Given problem →
Write the data below out exactly as it stands. Do not include the pictures.

Data for this task →
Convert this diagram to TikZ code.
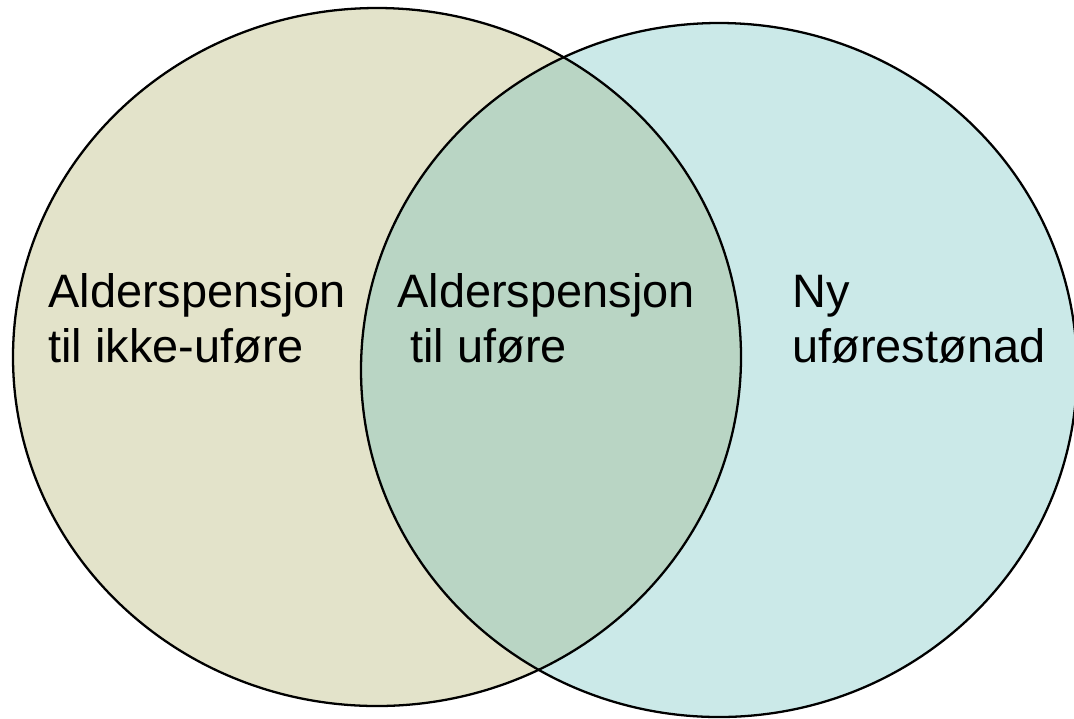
\documentclass[tikz,border=0pt]{standalone}
\usepackage{fontspec}
\setmainfont{Liberation Sans}
\definecolor{alderfill}{RGB}{227,227,202}
\definecolor{uforefill}{RGB}{203,233,232}
\definecolor{bothfill}{RGB}{185,213,196}
\tikzset{
  ring/.style={draw=black, line width=1.3pt},
  label/.style={anchor=base west, inner sep=0pt, align=left,
    font=\fontsize{26.7pt}{31.3pt}\selectfont}
}
\begin{document}
\begin{tikzpicture}[x=0.02cm, y=-0.02cm]
      \useasboundingbox (0,0) rectangle (1074,718);
      \fill[alderfill] (377,357) ellipse [x radius=364, y radius=349];
      \fill[uforefill] (719,370) ellipse [x radius=358, y radius=347];
      \begin{scope}
        \clip (377,357) ellipse [x radius=364, y radius=349];
        \fill[bothfill] (719,370) ellipse [x radius=358, y radius=347];
      \end{scope}
      \draw[ring] (377,357) ellipse [x radius=364, y radius=349];
      \draw[ring] (719,370) ellipse [x radius=358, y radius=347];
      \draw
        (48,362) node[label] (ikke) {Alderspensjon\\til ikke-uføre}
        (397,362) node[label] (begge) {Alderspensjon\\\hspace*{.28em}til uføre}
        (792,362) node[label] (ny) {Ny\\uførestønad};
    \end{tikzpicture}
\end{document}
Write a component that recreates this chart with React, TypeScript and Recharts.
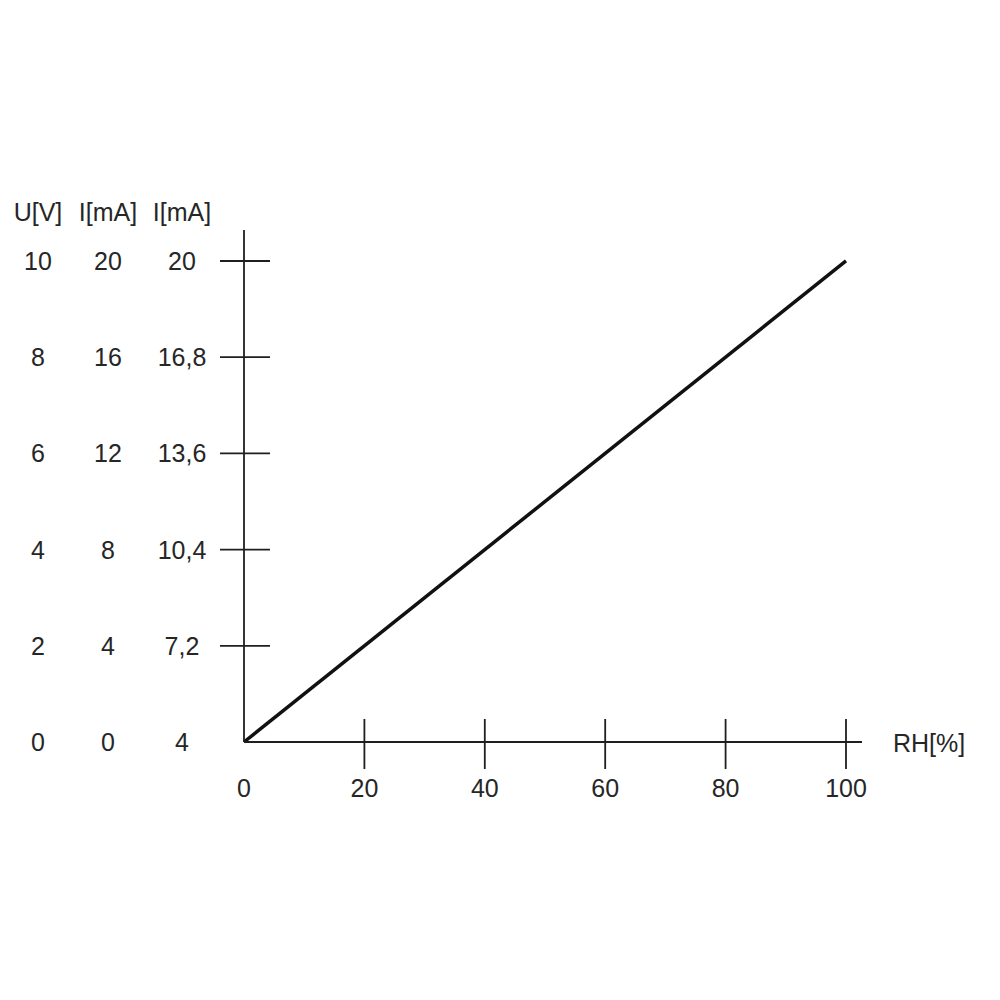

Exercise answer →
Convert this diagram to TikZ code.
\documentclass[tikz,border=0pt]{standalone}
\usepackage{fontspec}
\setmainfont{Liberation Sans}
\definecolor{alderfill}{RGB}{227,227,202}
\definecolor{uforefill}{RGB}{203,233,232}
\definecolor{bothfill}{RGB}{185,213,196}
\tikzset{
  ring/.style={draw=black, line width=1.3pt},
  label/.style={anchor=base west, inner sep=0pt, align=left,
    font=\fontsize{26.7pt}{31.3pt}\selectfont}
}
\begin{document}
\begin{tikzpicture}[x=0.02cm, y=-0.02cm]
      \useasboundingbox (0,0) rectangle (1074,718);
      \fill[alderfill] (377,357) ellipse [x radius=364, y radius=349];
      \fill[uforefill] (719,370) ellipse [x radius=358, y radius=347];
      \begin{scope}
        \clip (377,357) ellipse [x radius=364, y radius=349];
        \fill[bothfill] (719,370) ellipse [x radius=358, y radius=347];
      \end{scope}
      \draw[ring] (377,357) ellipse [x radius=364, y radius=349];
      \draw[ring] (719,370) ellipse [x radius=358, y radius=347];
      \draw
        (48,362) node[label] (ikke) {Alderspensjon\\til ikke-uføre}
        (397,362) node[label] (begge) {Alderspensjon\\\hspace*{.28em}til uføre}
        (792,362) node[label] (ny) {Ny\\uførestønad};
    \end{tikzpicture}
\end{document}
Write a component that recreates this chart with React, TypeScript and Recharts.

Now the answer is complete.